また、昨今高校野球界をにぎわせた投手の酷使、球数問題についても、高校生らしからぬ考え方を持っていることが分かる。
「もちろん、自分が投げられればそれが一番ですが、例えば疲労がたまったりして『自分以外の投手が投げた方がいい』と思うことはあります。そんな時は、『もう代えてください』と自分から言います」
高校野球のエース、しかも世代屈指の投手から「自分以外の投手が投げた方がいい」「もう代えてくださいと言う」という言葉が出たのは驚きだった。もちろんその背景には星稜というチームに奥川以外にも優秀な投手が控えていること、林和成監督を筆頭に選手が投手の状態をしっかりと言葉にできる環境があるのは間違いない。
ただそれでもやはり「投げたい」と思うのが投手の本能。そこを冷静に考えて自己判断できるクレバーさが、18歳の投手に備わっている。
「野球を楽しむ、純粋な部分を忘れたくない」
その一方で、奥川の発した言葉の中から一つだけ、現在のトレンドとはやや相違する言葉も見られた。それが、「投手の一番の評価は、やはり『勝つこと』だと思うんです。だから、チームが勝つことにどれだけ貢献できるかを考えていきたい」という一言だ。

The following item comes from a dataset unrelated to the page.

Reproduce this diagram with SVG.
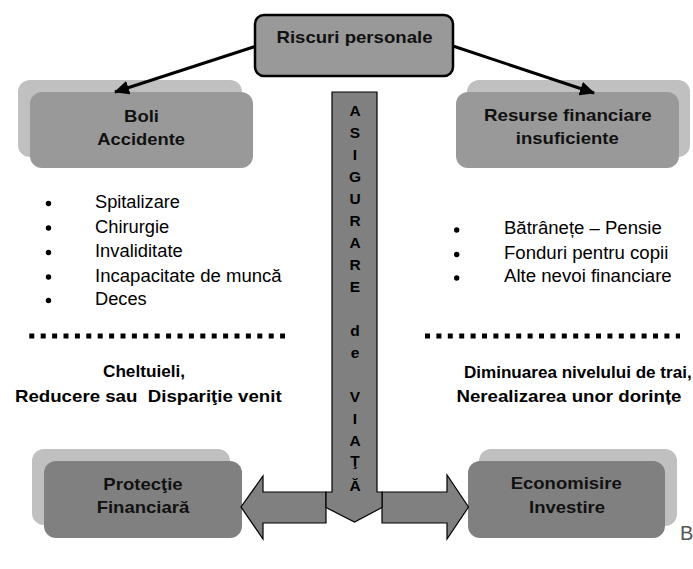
<svg xmlns="http://www.w3.org/2000/svg" width="693" height="569" viewBox="0 0 693 569">
<defs>
<style>
text{font-family:"Liberation Sans",Arial,sans-serif;fill:#000}
.b{font-weight:bold;font-size:17px;text-anchor:middle;fill:#111}
.r{font-size:17.5px}
.bt{font-weight:bold;font-size:17px;text-anchor:middle}
.v{font-weight:bold;font-size:15.5px;text-anchor:middle}
.back{fill:#c0c0c0}
.front1{fill:#999}
.front2{fill:#808080}
.dots{stroke:#000;stroke-width:5;stroke-dasharray:5 6.4;fill:none}
.conn{stroke:#000;stroke-width:3;fill:none}
.shape{fill:#808080;stroke:#000;stroke-width:1.2}
</style>
<marker id="ah" markerUnits="userSpaceOnUse" markerWidth="16" markerHeight="14" refX="14" refY="7" orient="auto">
<path d="M0,0 L15,7 L0,14 Z" fill="#000"/>
</marker>
</defs>
<rect width="693" height="569" fill="#fff"/>

<g id="riscuri">
<rect x="255" y="15" width="198" height="61" rx="9" fill="#999" stroke="#000" stroke-width="2.5"/>
<text class="b" x="354.5" y="43" textLength="156" lengthAdjust="spacingAndGlyphs">Riscuri personale</text>
</g>

<g id="boli">
<rect class="back" x="18" y="80" width="224" height="77" rx="12"/>
<rect class="front1" x="30" y="92" width="223" height="76" rx="12"/>
<text class="b" x="141.5" y="121.5" textLength="35" lengthAdjust="spacingAndGlyphs">Boli</text>
<text class="b" x="141.2" y="145" textLength="87.7" lengthAdjust="spacingAndGlyphs">Accidente</text>
</g>

<g id="resurse">
<rect class="back" x="467" y="80" width="223" height="77" rx="12"/>
<rect class="front1" x="456" y="92" width="223" height="76" rx="12"/>
<text class="b" x="567.8" y="120.7" textLength="167.7" lengthAdjust="spacingAndGlyphs">Resurse financiare</text>
<text class="b" x="567.3" y="144.3" textLength="103" lengthAdjust="spacingAndGlyphs">insuficiente</text>
</g>

<g id="lista-stanga">
<circle cx="48.5" cy="203.5" r="2.7"/>
<circle cx="48.5" cy="228" r="2.7"/>
<circle cx="48.5" cy="252.5" r="2.7"/>
<circle cx="48.5" cy="277" r="2.7"/>
<circle cx="48.5" cy="300.5" r="2.7"/>
<text class="r" x="95" y="208.3" textLength="85" lengthAdjust="spacingAndGlyphs">Spitalizare</text>
<text class="r" x="95" y="232.7" textLength="74.3" lengthAdjust="spacingAndGlyphs">Chirurgie</text>
<text class="r" x="95" y="257.3" textLength="87.7" lengthAdjust="spacingAndGlyphs">Invaliditate</text>
<text class="r" x="95" y="281.7" textLength="186.7" lengthAdjust="spacingAndGlyphs">Incapacitate de muncă</text>
<text class="r" x="95" y="305" textLength="51.7" lengthAdjust="spacingAndGlyphs">Deces</text>
</g>

<g id="lista-dreapta">
<circle cx="456.7" cy="230" r="2.7"/>
<circle cx="456.7" cy="254.5" r="2.7"/>
<circle cx="456.7" cy="278" r="2.7"/>
<text class="r" x="504" y="234.3" textLength="157.7" lengthAdjust="spacingAndGlyphs">Bătrânețe – Pensie</text>
<text class="r" x="504" y="259" textLength="164.3" lengthAdjust="spacingAndGlyphs">Fonduri pentru copii</text>
<text class="r" x="504" y="282.3" textLength="167.7" lengthAdjust="spacingAndGlyphs">Alte nevoi financiare</text>
</g>

<g id="separatoare">
<line class="dots" x1="29.3" y1="336" x2="285" y2="336"/>
<line class="dots" x1="425" y1="336" x2="680" y2="336"/>
</g>

<g id="efecte-stanga">
<text class="bt" x="144" y="377" textLength="82" lengthAdjust="spacingAndGlyphs">Cheltuieli,</text>
<text class="bt" x="148.3" y="401.7" textLength="266.7" lengthAdjust="spacingAndGlyphs" xml:space="preserve">Reducere sau  Dispariţie venit</text>
</g>

<g id="efecte-dreapta">
<text class="bt" x="577.8" y="378" textLength="227.7" lengthAdjust="spacingAndGlyphs">Diminuarea nivelului de trai,</text>
<text class="bt" x="569" y="401.7" textLength="225" lengthAdjust="spacingAndGlyphs">Nerealizarea unor dorințe</text>
</g>

<g id="protectie">
<rect class="back" x="32" y="449" width="198" height="76" rx="12"/>
<rect class="front2" x="44" y="461" width="198" height="77" rx="12"/>
<text class="b" x="143" y="490" textLength="79.3" lengthAdjust="spacingAndGlyphs">Protecţie</text>
<text class="b" x="143" y="513.3" textLength="92.7" lengthAdjust="spacingAndGlyphs">Financiară</text>
</g>

<g id="economisire">
<rect class="back" x="479" y="449" width="198" height="77" rx="12"/>
<rect class="front2" x="468" y="461" width="197" height="77" rx="12"/>
<text class="b" x="566.2" y="489.3" textLength="111" lengthAdjust="spacingAndGlyphs">Economisire</text>
<text class="b" x="567" y="513.3" textLength="76" lengthAdjust="spacingAndGlyphs">Investire</text>
</g>

<g id="asigurare">
<polygon class="shape" points="326,492 263,492 263,476 241,507 263,539 263,523 326,523"/>
<polygon class="shape" points="382,492 447,492 447,475 468.5,507 447,539 447,523 382,523"/>
<polygon class="shape" points="332,92 377,92 377,492 382,492 382,507.5 354.5,522 326,507.5 326,492 332,492"/>
<text class="v" x="355" y="116">A</text>
<text class="v" x="355" y="138">S</text>
<text class="v" x="355" y="160">I</text>
<text class="v" x="355" y="182">G</text>
<text class="v" x="355" y="204">U</text>
<text class="v" x="355" y="226">R</text>
<text class="v" x="355" y="248">A</text>
<text class="v" x="355" y="270">R</text>
<text class="v" x="355" y="292">E</text>
<text class="v" x="355" y="336">d</text>
<text class="v" x="355" y="358">e</text>
<text class="v" x="355" y="402">V</text>
<text class="v" x="355" y="424">I</text>
<text class="v" x="355" y="446">A</text>
<text class="v" x="355" y="466">Ţ</text>
<text class="v" x="355" y="491">Ă</text>
</g>

<g id="connectors">
<line class="conn" x1="255" y1="46.5" x2="115" y2="92" marker-end="url(#ah)"/>
<line class="conn" x1="453" y1="46" x2="594" y2="93" marker-end="url(#ah)"/>
</g>

<text x="680" y="540" font-size="20" style="fill:#555">B</text>
</svg>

最新の野球理論では、投手の能力の高さと「勝敗」は、実は相関関係が低いことが分かっている。なぜなら勝敗には味方打線の得点や守備力など、投手の能力以外の影響が大きいからだ。そのため、メジャーリーグや日本球界では現在、勝敗数よりも奪三振数やクオリティスタート(QS/6回以上を投げて自責点3以内)といった数値の方が重視される傾向にある。
それでも奥川が「勝ち」にこだわる姿勢を見せたのはやはり、高校野球が「負けたら終わり」の世界だからだろう。いくら相手打線を抑えても、負けてしまっては次がない。だからこそ、どんな場面でもチームに勝ちをもたらす投球を見せる。そのためにベストを尽くし、時には自分が「投げない」という決断も下す。
投手としての技術の高さはもちろん、精神面でも高校生「らしくない」一面を持つ奥川。最後の夏に向けても、笑顔を見せながらこう答えてくれた。
「あまり、甲子園、甲子園と意識しすぎないようにしています。目の前の試合を一試合ずつこなして、野球を楽しむ、そういう純粋な部分を忘れたくないです」
最先端の考え方を持ちながら「純粋な部分を忘れたくない」とも語る奥川。高い理想を追い求め続けながら、最後の夏、甲子園に挑む。
奥川の野球人生にとっておそらく、この夏は通過点に過ぎない。ただ、もしかしたら「純粋な部分」を持ちながらプレーできるという意味では最後の夏になるかもしれない。
8月7日、星稜は北北海道代表の旭川大と初戦を迎える。世代最強エース・奥川恭伸は、4度目の甲子園でどんな進化を見せるのか――。楽しみでならない。